━━━ Dataset excerpts

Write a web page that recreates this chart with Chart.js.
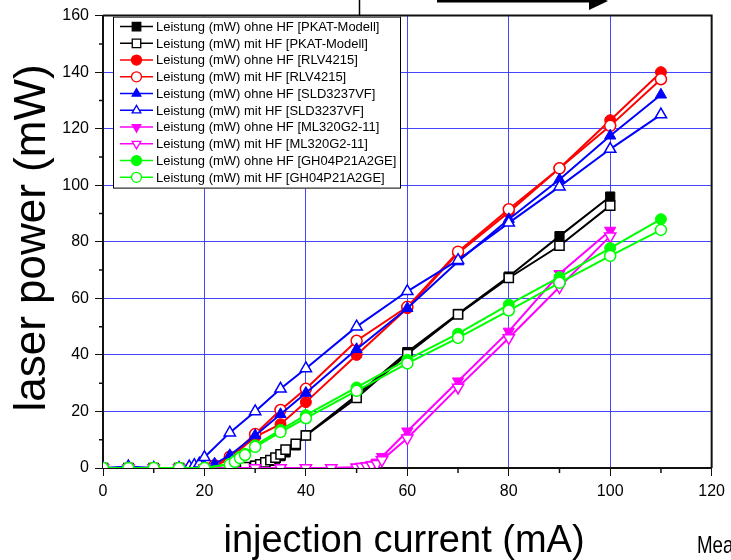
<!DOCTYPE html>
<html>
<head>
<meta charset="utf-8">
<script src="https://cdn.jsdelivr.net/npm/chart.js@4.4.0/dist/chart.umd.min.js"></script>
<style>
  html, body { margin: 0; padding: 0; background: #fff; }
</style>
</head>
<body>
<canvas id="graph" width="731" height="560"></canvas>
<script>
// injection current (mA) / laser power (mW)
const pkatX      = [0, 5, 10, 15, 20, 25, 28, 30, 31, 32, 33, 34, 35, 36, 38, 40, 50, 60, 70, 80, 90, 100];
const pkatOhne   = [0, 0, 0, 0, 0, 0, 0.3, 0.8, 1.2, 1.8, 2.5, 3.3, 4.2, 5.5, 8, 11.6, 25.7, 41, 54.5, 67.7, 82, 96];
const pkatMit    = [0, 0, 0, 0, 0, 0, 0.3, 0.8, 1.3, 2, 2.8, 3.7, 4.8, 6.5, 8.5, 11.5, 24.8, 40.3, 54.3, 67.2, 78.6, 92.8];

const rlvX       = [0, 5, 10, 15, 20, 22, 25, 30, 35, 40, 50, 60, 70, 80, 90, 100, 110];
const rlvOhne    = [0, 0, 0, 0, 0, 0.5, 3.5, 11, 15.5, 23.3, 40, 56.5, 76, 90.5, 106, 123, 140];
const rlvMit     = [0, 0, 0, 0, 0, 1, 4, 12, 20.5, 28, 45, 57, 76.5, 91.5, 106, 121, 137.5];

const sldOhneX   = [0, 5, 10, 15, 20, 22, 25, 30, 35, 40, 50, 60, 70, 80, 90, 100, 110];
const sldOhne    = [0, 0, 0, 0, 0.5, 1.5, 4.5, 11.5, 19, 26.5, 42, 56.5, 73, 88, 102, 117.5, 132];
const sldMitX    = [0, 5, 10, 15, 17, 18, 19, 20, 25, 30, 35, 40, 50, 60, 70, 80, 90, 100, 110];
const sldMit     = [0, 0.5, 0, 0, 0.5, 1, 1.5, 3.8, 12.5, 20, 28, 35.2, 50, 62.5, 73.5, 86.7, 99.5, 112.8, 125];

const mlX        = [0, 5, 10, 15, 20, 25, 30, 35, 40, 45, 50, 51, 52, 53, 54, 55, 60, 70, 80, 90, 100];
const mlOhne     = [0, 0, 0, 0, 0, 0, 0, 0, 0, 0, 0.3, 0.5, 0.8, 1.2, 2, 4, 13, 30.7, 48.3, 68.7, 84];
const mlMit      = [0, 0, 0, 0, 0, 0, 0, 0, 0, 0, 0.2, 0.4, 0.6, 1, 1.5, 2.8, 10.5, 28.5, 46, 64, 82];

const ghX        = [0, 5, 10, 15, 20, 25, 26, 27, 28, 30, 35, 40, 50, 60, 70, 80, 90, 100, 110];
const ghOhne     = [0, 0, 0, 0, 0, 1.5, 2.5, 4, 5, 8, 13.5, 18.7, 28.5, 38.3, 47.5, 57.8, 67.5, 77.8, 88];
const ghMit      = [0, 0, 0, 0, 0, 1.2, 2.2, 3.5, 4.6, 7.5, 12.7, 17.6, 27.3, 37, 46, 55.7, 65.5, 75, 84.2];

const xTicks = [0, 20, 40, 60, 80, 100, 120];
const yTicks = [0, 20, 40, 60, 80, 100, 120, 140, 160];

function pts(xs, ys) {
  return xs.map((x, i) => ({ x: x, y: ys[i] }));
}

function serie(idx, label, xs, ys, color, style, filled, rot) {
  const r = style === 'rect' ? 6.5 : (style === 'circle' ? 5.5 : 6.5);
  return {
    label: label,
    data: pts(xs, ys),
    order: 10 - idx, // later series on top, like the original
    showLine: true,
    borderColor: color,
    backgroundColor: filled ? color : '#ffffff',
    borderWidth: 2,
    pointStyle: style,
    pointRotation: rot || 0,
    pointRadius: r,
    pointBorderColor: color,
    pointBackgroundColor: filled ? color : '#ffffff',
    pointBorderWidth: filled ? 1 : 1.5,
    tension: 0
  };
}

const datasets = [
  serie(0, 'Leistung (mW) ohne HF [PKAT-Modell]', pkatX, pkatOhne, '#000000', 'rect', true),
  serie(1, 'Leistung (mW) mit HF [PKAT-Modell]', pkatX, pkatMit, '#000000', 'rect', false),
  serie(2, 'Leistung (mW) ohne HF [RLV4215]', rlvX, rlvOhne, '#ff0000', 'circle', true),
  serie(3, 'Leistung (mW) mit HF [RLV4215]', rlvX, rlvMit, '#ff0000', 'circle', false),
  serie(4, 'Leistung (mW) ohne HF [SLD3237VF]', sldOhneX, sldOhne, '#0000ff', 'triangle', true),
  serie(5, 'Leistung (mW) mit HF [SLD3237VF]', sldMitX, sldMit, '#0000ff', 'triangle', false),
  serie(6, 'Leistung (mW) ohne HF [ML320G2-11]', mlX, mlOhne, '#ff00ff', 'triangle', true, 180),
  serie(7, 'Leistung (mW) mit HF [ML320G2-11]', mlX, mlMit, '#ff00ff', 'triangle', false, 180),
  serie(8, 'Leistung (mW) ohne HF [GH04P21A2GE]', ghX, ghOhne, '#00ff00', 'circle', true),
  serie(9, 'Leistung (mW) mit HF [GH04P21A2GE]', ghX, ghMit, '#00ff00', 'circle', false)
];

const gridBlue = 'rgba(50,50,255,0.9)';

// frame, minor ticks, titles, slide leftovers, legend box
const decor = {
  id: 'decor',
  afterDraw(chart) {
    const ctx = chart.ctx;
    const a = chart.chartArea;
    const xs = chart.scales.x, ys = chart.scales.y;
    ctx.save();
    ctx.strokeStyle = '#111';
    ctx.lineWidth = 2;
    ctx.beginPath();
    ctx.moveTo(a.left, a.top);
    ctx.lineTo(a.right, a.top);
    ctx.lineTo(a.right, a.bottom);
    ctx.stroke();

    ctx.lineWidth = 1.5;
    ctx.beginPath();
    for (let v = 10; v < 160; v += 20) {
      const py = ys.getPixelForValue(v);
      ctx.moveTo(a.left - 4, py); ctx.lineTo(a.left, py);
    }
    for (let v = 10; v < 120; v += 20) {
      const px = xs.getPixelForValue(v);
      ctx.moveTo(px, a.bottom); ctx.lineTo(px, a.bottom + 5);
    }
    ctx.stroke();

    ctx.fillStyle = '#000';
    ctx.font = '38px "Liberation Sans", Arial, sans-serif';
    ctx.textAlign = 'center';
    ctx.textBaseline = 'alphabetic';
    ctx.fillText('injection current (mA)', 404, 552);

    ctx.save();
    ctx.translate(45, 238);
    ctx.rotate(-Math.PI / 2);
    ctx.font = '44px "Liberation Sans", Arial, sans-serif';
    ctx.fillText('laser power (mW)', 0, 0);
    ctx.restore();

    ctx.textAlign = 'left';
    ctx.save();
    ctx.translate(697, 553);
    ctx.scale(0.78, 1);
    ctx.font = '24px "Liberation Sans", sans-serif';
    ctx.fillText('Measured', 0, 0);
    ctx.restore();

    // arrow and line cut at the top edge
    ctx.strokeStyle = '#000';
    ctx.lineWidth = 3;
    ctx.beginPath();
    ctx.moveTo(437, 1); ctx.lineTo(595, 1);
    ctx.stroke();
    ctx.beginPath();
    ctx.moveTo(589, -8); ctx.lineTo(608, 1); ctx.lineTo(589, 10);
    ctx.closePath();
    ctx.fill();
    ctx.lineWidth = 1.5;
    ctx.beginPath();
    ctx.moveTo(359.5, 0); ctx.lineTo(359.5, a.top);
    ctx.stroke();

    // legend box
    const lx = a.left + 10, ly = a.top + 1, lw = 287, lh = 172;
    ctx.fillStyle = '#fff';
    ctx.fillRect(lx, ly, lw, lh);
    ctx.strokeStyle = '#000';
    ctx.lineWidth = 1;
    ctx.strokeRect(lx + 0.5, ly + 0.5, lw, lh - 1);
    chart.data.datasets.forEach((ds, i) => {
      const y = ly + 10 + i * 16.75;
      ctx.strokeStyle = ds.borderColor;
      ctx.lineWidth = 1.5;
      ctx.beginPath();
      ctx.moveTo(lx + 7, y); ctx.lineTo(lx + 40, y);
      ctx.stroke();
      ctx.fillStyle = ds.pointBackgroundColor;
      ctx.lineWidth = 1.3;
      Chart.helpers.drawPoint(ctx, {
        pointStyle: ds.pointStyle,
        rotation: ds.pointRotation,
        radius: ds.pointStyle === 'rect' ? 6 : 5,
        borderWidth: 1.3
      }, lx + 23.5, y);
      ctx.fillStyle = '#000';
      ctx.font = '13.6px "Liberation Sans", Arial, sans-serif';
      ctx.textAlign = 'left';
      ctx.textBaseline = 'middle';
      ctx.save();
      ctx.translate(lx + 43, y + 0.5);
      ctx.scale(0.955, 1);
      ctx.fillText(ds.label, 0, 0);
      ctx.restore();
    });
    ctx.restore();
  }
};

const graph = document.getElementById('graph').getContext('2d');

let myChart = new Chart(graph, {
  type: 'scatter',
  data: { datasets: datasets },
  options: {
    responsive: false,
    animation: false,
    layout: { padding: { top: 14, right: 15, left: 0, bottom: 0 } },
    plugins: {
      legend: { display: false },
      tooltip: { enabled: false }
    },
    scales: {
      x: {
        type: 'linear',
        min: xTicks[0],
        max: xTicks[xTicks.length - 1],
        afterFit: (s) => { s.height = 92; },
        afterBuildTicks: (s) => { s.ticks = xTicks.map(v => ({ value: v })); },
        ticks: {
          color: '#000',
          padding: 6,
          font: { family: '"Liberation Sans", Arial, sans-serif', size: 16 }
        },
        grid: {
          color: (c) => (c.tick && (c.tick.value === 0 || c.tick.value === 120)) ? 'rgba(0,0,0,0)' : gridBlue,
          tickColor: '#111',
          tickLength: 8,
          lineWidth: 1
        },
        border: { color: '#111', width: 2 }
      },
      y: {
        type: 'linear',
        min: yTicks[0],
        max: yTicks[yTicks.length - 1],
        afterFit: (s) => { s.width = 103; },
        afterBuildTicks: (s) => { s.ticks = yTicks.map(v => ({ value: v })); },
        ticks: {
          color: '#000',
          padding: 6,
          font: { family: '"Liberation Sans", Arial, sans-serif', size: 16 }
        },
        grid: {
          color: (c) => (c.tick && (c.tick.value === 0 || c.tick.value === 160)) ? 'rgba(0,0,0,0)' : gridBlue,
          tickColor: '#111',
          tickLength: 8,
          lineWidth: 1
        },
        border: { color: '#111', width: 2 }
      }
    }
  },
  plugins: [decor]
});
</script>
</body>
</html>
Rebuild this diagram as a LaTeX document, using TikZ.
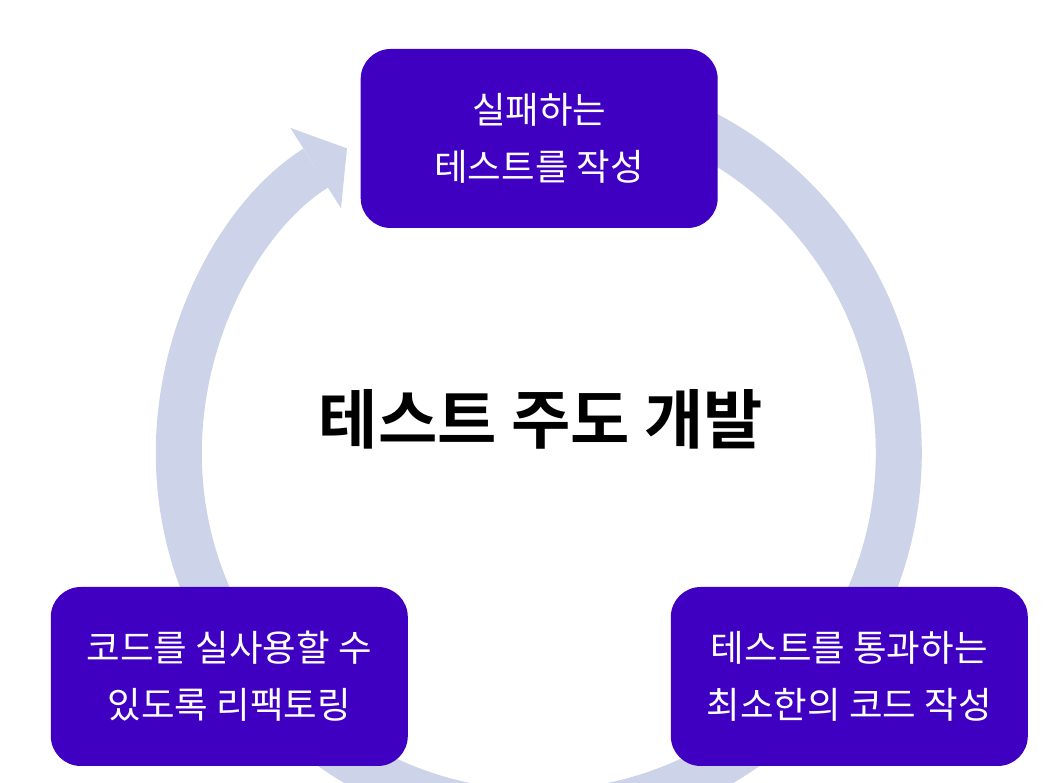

━━━━━━

**Written request**:
Copy each line of the listing in which the word "this" can be found.

**Reply**:
Write a web page that recreates this chart with Chart.js.
Rebuild this diagram as a LaTeX document, using TikZ.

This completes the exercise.